Congressional Republicans are racing to pass tax reform legislation before their self-imposed deadline at the end of this year. While the Senate and House plans have notable differences, they both feature cuts to the corporate tax rate and ending numerous tax deductions for individuals. Wealthy people with high incomes will also see a tax cut, as would pass-through companies. State and local tax deductions may be eliminated, and Republicans are considering the elimination of the individual mandate in the Affordable Care Act.

While these bills would cut taxes on corporations and the rich, many Americans will pay more in taxes. A significant majority of Asian Americans believe that the rich should pay more in taxes—82% of Asian Americans either strongly or somewhat agree that the government should raise income taxes on people making a million dollars or more a year. Under the Republican tax plan, however, the ultra-rich would instead see a tax cut.

 

 

Notably, Asian Americans may be disproportionally impacted by the elimination or reduction of the state and income tax deduction, which Republicans are using to finance the costs of other tax cuts. Asian Americans largely live in high-tax states like California that will be most impacted by the elimination of this deduction. California is home to over 6 million Asian Americans making up 15.6% of the state population. Millions more live in other high tax states, including New York (Asian Americans are 8.8% of the state population), New Jersey (9.8%), Illinois (5.7%), Washington (9.7%), and Hawaii (56%). More than 56% of the total Asian American population nationwide lives in these six states.

Another attempt to stay within budget reconciliation rules of the Senate—the mechanism which GOP leadership is attempting to use to pass tax reform—is the repeal of the individual mandate under the Affordable Care Act. By requiring all individuals to purchase insurance, the Obamacare mandate ensures that coverage can be affordable. Without the individual mandate, healthier people are expected to exit the market, which would increase premiums and significantly decrease coverage.
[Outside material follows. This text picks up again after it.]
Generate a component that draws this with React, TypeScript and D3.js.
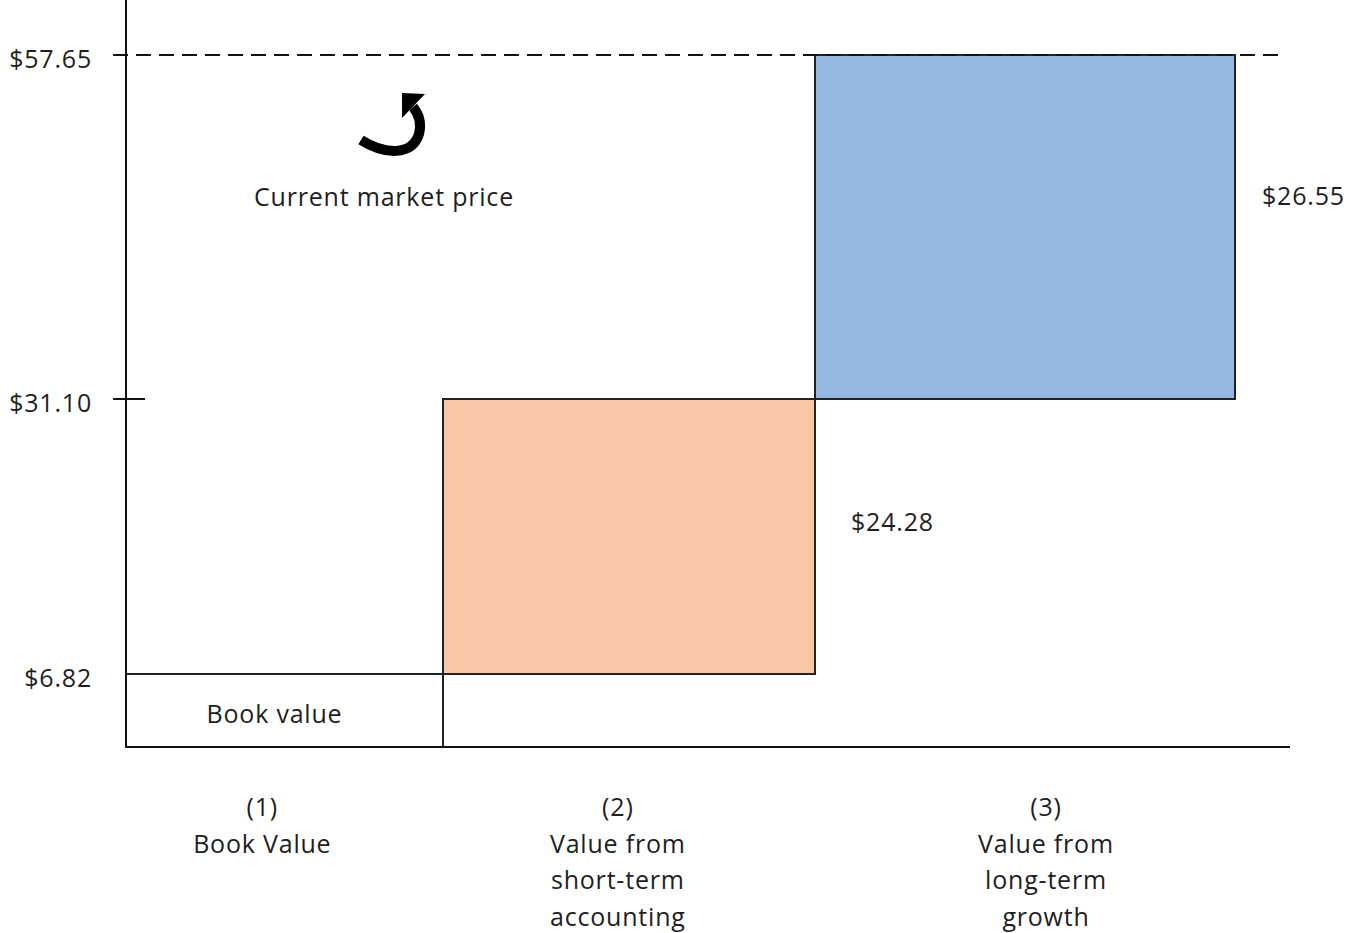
import * as d3 from "d3";

// tick labels on the value axis
const tickValues = [6.82, 31.1, 57.65];
const tickLabels = ["$6.82", "$31.10", "$57.65"];

// the three building blocks of the price
const categoryIds = ["(1)", "(2)", "(3)"];
const categoryNames = [
  ["Book Value"],
  ["Value from", "short-term", "accounting"],
  ["Value from", "long-term", "growth"],
];
const starts = [0, 6.82, 31.1];
const amounts = [6.82, 24.28, 26.55];
const valueLabels = ["Book value", "$24.28", "$26.55"];
const fills = ["none", "#F9C6A6", "#95B8E3"];

const marketPrice = 57.65;
const marketLabel = "Current market price";

const W = 1351;
const H = 933;
const FONT = "'Open Sans', 'Noto Sans', sans-serif";
const FS = 25;

const App = () => {
  // drawn by hand in the original, so the scales are piecewise
  const y = d3
    .scaleLinear()
    .domain([0, 6.82, 31.1, 57.65])
    .range([747, 674, 399, 55]);
  const x = d3.scaleLinear().domain([0, 1, 2, 3]).range([126, 443, 815, 1235]);
  const labelShift = [0.43, 0.47, 0.55];

  const arrow = d3.path();
  arrow.moveTo(361, 140);
  arrow.bezierCurveTo(385, 155, 412, 156, 419, 134);
  arrow.bezierCurveTo(422, 122, 418, 113, 413, 107);

  return (
    <svg
      width={W}
      height={H}
      style={{ position: "absolute", left: 0, top: 0, background: "#fff" }}
      fontFamily={FONT}
      fontSize={FS}
      letterSpacing={0.8}
    >
      {/* blocks */}
      {amounts.map((a, i) => (
        <rect
          key={i}
          x={x(i)}
          y={y(starts[i] + a)}
          width={x(i + 1) - x(i)}
          height={y(starts[i]) - y(starts[i] + a)}
          fill={fills[i]}
          stroke="#222"
          strokeWidth={2}
        />
      ))}

      {/* axes */}
      <line x1={126} x2={126} y1={0} y2={y(0)} stroke="#111" strokeWidth={2} />
      <line x1={126} x2={1290} y1={y(0)} y2={y(0)} stroke="#111" strokeWidth={2} />
      <line
        x1={113}
        x2={1278}
        y1={y(marketPrice)}
        y2={y(marketPrice)}
        stroke="#111"
        strokeWidth={2}
        strokeDasharray="15 8"
      />
      <line x1={113} x2={145} y1={y(31.1)} y2={y(31.1)} stroke="#111" strokeWidth={2} />

      {tickValues.map((v, i) => (
        <text
          key={i}
          x={92}
          y={y(v) + 3}
          textAnchor="end"
          dominantBaseline="central"
          fill="#1e1e1e"
        >
          {tickLabels[i]}
        </text>
      ))}

      {/* value labels */}
      <text
        x={(x(0) + x(1)) / 2 - 10}
        y={(y(0) + y(starts[1])) / 2 + 2}
        textAnchor="middle"
        dominantBaseline="central"
        fill="#1e1e1e"
      >
        {valueLabels[0]}
      </text>
      {[1, 2].map((i) => (
        <text
          key={i}
          x={x(i + 1) + (i === 1 ? 36 : 27)}
          y={(y(starts[i]) + y(starts[i] + amounts[i])) / 2 - (i === 1 ? 16 : 32)}
          dominantBaseline="central"
          fill="#1e1e1e"
        >
          {valueLabels[i]}
        </text>
      ))}

      {/* market price note */}
      <path d={arrow.toString()} fill="none" stroke="#000" strokeWidth={10} />
      <polygon points="402,93 425,94 402,118" fill="#000" />
      <text x={384} y={196} textAnchor="middle" dominantBaseline="central" fill="#1e1e1e">
        {marketLabel}
      </text>

      {/* category labels */}
      {categoryIds.map((id, i) => (
        <text key={id} x={x(i + labelShift[i])} textAnchor="middle" fill="#1e1e1e">
          {[id, ...categoryNames[i]].map((line, j) => (
            <tspan key={j} x={x(i + labelShift[i])} y={806 + j * 36.5} dominantBaseline="central">
              {line}
            </tspan>
          ))}
        </text>
      ))}
    </svg>
  );
};

export default App;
The nonpartisan Congressional Budget Office estimates that 13 million people may lose coverage if the individual mandate is repealed.
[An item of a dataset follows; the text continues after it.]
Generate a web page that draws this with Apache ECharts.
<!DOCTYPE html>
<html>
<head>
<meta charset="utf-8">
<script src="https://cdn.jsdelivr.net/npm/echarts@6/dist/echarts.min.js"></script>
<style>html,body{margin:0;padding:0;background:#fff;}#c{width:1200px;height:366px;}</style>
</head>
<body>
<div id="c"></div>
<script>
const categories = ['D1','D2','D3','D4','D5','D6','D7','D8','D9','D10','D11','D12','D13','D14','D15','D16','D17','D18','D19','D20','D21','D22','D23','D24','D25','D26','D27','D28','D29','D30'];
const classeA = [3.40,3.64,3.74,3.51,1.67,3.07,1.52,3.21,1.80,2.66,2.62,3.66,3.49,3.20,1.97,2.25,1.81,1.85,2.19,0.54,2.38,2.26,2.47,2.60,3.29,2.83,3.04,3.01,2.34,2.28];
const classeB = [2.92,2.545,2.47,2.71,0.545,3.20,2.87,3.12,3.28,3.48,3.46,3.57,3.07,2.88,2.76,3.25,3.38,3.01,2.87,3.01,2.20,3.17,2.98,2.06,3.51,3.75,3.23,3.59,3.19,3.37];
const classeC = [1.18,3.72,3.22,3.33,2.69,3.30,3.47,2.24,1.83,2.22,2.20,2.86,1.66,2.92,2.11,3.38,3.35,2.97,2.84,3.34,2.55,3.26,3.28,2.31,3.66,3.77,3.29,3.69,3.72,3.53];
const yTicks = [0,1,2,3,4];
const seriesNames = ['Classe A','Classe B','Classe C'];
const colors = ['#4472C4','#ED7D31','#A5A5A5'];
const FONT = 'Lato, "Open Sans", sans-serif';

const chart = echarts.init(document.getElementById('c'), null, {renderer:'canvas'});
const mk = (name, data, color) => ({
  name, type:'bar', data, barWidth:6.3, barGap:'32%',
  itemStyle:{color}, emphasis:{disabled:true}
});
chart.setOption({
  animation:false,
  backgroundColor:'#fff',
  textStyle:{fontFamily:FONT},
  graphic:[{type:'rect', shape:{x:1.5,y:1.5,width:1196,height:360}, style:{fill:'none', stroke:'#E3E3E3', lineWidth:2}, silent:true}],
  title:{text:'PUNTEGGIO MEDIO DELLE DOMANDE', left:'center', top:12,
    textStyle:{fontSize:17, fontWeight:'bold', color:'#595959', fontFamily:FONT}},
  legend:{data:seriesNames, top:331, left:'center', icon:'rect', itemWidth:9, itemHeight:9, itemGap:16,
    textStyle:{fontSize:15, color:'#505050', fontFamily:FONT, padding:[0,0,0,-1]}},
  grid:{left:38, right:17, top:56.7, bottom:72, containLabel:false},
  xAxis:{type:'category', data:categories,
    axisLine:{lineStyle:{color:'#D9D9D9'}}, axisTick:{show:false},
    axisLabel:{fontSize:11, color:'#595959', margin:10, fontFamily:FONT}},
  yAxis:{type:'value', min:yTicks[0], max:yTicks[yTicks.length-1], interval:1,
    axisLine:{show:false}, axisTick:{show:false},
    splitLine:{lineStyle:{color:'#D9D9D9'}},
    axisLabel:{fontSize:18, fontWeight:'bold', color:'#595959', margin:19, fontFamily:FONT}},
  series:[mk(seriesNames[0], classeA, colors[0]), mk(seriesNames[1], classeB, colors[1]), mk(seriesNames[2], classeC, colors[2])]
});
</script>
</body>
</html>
While these tax bills will not constitute a repeal the Affordable Care Act, the individual mandate is a core pillar of Obamacare—the elimination of the mandate would have significant repercussions on coverage. Under the ACA, Asian Americans across various detailed origin groups have seen marked drops in uninsured rates. Asian Americans also continue to support the ACA.

 

 

Moreover, taxes continue to be seen as an important issue for the expanding Asian American electorate. 70% of Asian Americans view taxes as an important issue to them personally in deciding how to vote. 40% of Korean American voters saw taxes as an extremely important issue, higher than other detailed groups.

 

 

No matter what the final tax plan Republicans in Congress may pass will ultimately contain, Asian Americans across the country will directly feel its impacts. And for this rapidly-growing electorate that made significant gains in the 2017 election, the outcome of the tax reform debate will be an important consideration for next year’s midterm elections.